How to prove this new “Agile” thing you’re trying is really working.

Your beloved metrics won’t work.

“My team of 5 is doing 40 story points every two weeks do you understand what this means?!

Track velocity over time. Be able to report an X% increase in work accomplished.

You are not a team of 5 doing 40 story points per sprint. You’re a team that was doing 20 story points 4 sprints ago, has steadily improved productivity since then, and are now doing 100% more work per sprint than you were 8 weeks ago. 100% improvement in productivity makes sense to anyone.

The measure of success for any Agile team is WORKING SOFTWARE.

If you can’t show the release of working software, resulting in a real or at least predicted ROI, you have to question why. Our goal is not to do a process, after all. The goal is to make money, get return on our investment. Trying to justify a process without being able to show that it’s doing that is just dishonest. Scrum is about staring problems in the face and fixing them. Dishonesty is an impediment; remove it.

First of all, if possible, show that you’ve released ahead of an original schedule.

You can do this by setting an original schedule based on the early velocity you expect to improve over time.

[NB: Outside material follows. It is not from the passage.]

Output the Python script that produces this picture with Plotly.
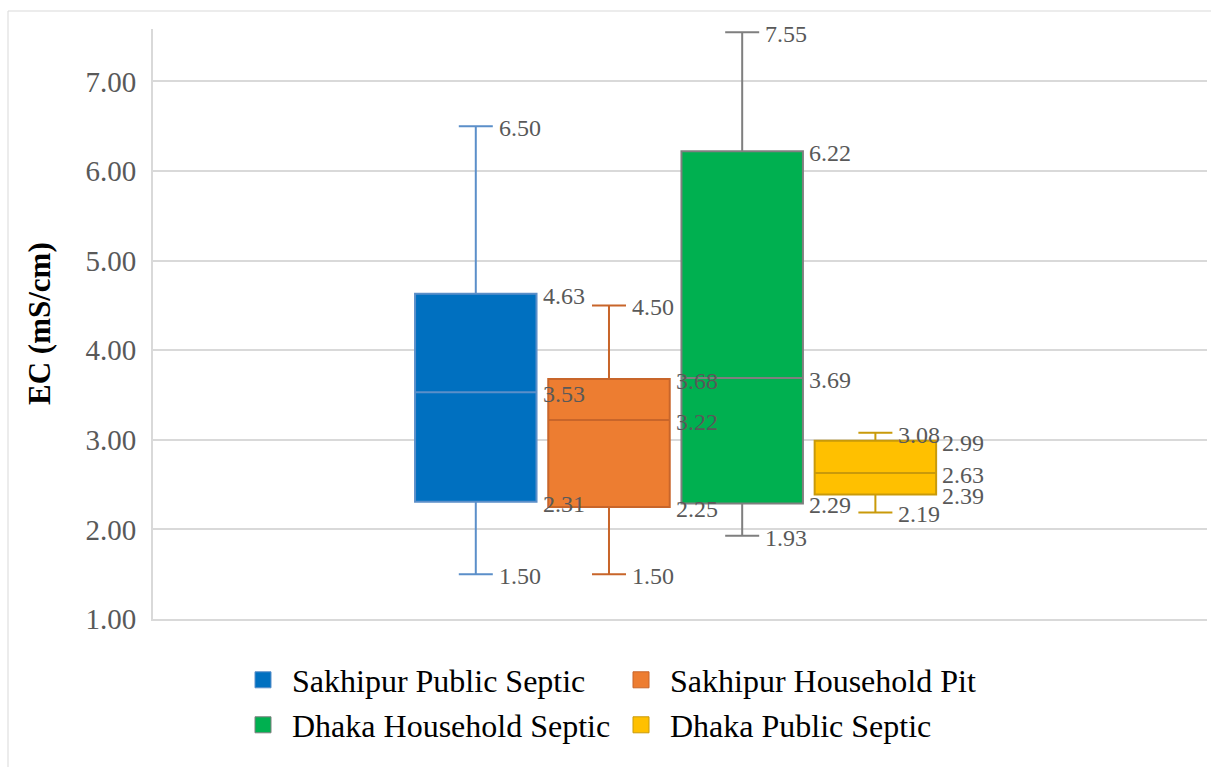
import plotly.graph_objects as go

# ---------------- data ----------------
groups = ["Sakhipur Public Septic", "Sakhipur Household Pit",
          "Dhaka Household Septic", "Dhaka Public Septic"]
lower_whisker = [1.50, 1.50, 1.93, 2.19]
q1 = [2.31, 2.25, 2.29, 2.39]
median = [3.53, 3.22, 3.69, 2.63]
q3 = [4.63, 3.68, 6.22, 2.99]
upper_whisker = [6.50, 4.50, 7.55, 3.08]
y_ticks = [1, 2, 3, 4, 5, 6, 7]
y_title = "EC (mS/cm)"

# ---------------- styles ----------------
fill_colors = ["#0070C0", "#ED7D31", "#00B050", "#FFC000"]
line_colors = ["#5B8FC9", "#C8652A", "#7F7F7F", "#C99A0A"]
FONT = "Liberation Serif, Times New Roman, serif"
TXT = "#595959"
GRID = "#D9D9D9"
BOX_W = 0.912
WHISK = 0.28

W, H = 1211, 767
ML, MR, MT, MB = 153, 4, 29, 148
PW = W - ML - MR
PH = H - MT - MB

fig = go.Figure()
for i, g in enumerate(groups):
    fig.add_trace(go.Box(
        x=[i], q1=[q1[i]], median=[median[i]], q3=[q3[i]],
        lowerfence=[lower_whisker[i]], upperfence=[upper_whisker[i]],
        width=BOX_W, whiskerwidth=WHISK,
        fillcolor=fill_colors[i],
        line=dict(color=line_colors[i], width=2),
        boxpoints=False, showlegend=False, hoverinfo="skip",
    ))

# legend entries (square swatches), laid out as 2 rows x 2 columns
legend_names = ["legend", "legend2", "legend3", "legend4"]
for i, g in enumerate(groups):
    fig.add_trace(go.Scatter(
        x=[None], y=[None], mode="markers", name=g,
        marker=dict(symbol="square", size=20, color=fill_colors[i],
                    line=dict(color=line_colors[i], width=1)),
        legend=legend_names[i], showlegend=True,
    ))

annotations = []
for i in range(len(groups)):
    for v in (q3[i], median[i], q1[i]):
        annotations.append(dict(
            x=i + BOX_W / 2, y=v, xref="x", yref="y", text=f"{v:.2f}",
            showarrow=False, xanchor="left", yanchor="middle",
            xshift=4, yshift=-2, font=dict(family=FONT, size=24, color=TXT)))
    for v in (upper_whisker[i], lower_whisker[i]):
        annotations.append(dict(
            x=i + BOX_W * WHISK / 2, y=v, xref="x", yref="y", text=f"{v:.2f}",
            showarrow=False, xanchor="left", yanchor="middle",
            xshift=4, yshift=-2, font=dict(family=FONT, size=24, color=TXT)))

annotations.append(dict(
    x=(39 - ML) / PW, y=0.5, xref="paper", yref="paper", text=f"<b>{y_title}</b>",
    textangle=-90, showarrow=False, xanchor="center", yanchor="middle",
    font=dict(family=FONT, size=31, color="#000000")))

def legend_at(px_x, px_y):
    return dict(
        orientation="h", xanchor="left", yanchor="middle",
        x=(px_x - ML) / PW, y=(H - MB - px_y) / PH,
        font=dict(family=FONT, size=32, color="#000000"),
        itemwidth=48, bgcolor="rgba(0,0,0,0)",
        itemclick=False, itemdoubleclick=False,
    )

fig.update_layout(
    width=W, height=H,
    margin=dict(l=ML, r=MR, t=MT, b=MB),
    paper_bgcolor="white", plot_bgcolor="white",
    font=dict(family=FONT, color=TXT),
    xaxis=dict(range=[-2.4234, 5.4896], showticklabels=False, showgrid=False,
               zeroline=False, showline=True, linecolor=GRID, linewidth=2,
               fixedrange=True),
    yaxis=dict(range=[1, 7.585], tickvals=y_ticks,
               ticktext=[f"{t:.2f}" for t in y_ticks],
               tickfont=dict(family=FONT, size=29, color=TXT),
               showgrid=True, gridcolor=GRID, gridwidth=2,
               zeroline=False, showline=True, linecolor=GRID, linewidth=2,
               ticks="", ticklabelstandoff=9, fixedrange=True),
    legend=legend_at(234, 680),
    legend2=legend_at(612, 680),
    legend3=legend_at(234, 725),
    legend4=legend_at(612, 725),
    annotations=annotations,
    shapes=[dict(type="rect", xref="paper", yref="paper",
                 x0=(8 - ML) / PW, x1=(W + 10 - ML) / PW,
                 y0=-(H + 10 - (H - MB)) / PH, y1=(H - MB - 11) / PH,
                 line=dict(color=GRID, width=1), fillcolor="rgba(0,0,0,0)",
                 layer="below")],
)

fig.write_html("out.html")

You will keep changing that schedule as scope and velocity shift, but hang on to that original release date, and when you do your first release, compare them. Time is money, so when you release early you’re most likely under budget as a result.

Whatever the ROI targets of a release are, know them in advance. Then, after release, verify that you got the return if possible. If it’s too early to verify, brag about why you know it’s coming.

Beyond ROI, working software after each iteration has it’s own value as technical inventory. Measure how many iterations have resulted in working software that is ready to ship even if it wasn’t released. Come up with creative other uses for the working software even if the product/project was abandoned. Explain the benefit:

Happiness matters… right?

A wizard appears in a puff of smoke and booms, “ScrumMaster! With a twitch of my aged outstretched hand I will give you wealth beyond the grasp of your imagination… but you will never experience happiness again. What say you?! No one would take that offer and we’d all walk away really happy to have seen a real life wizard.

If you’re going to sell the happiness metric, your case must be: “increased happiness equals lower turnover, & lower turnover equals more money.”

Better than waterfall? Prove it.

“So,” your boss says, “you’ve had successes. How do I know these successes wouldn’t have happened in a waterfall project?”

The best suggestion I can offer: gather the same metrics on ALL waterfall projects and ALL Scrum teams. Then calculate averages and compare.

Time to release, improvement in productivity, happiness, total cost; whatever the metric, compare the average Scrum team’s score to the average waterfall project if you can. Ideal, but not always possible.

Find specific instances when requirements changed at the same time they would have changed during a waterfall project’s post-requirements phases.

This is usually a late change due to an external influence, not a change resulting from clarification of requirements that were low in the backlog priority (a waterfall project would have clarified such a “change” before beginning any work).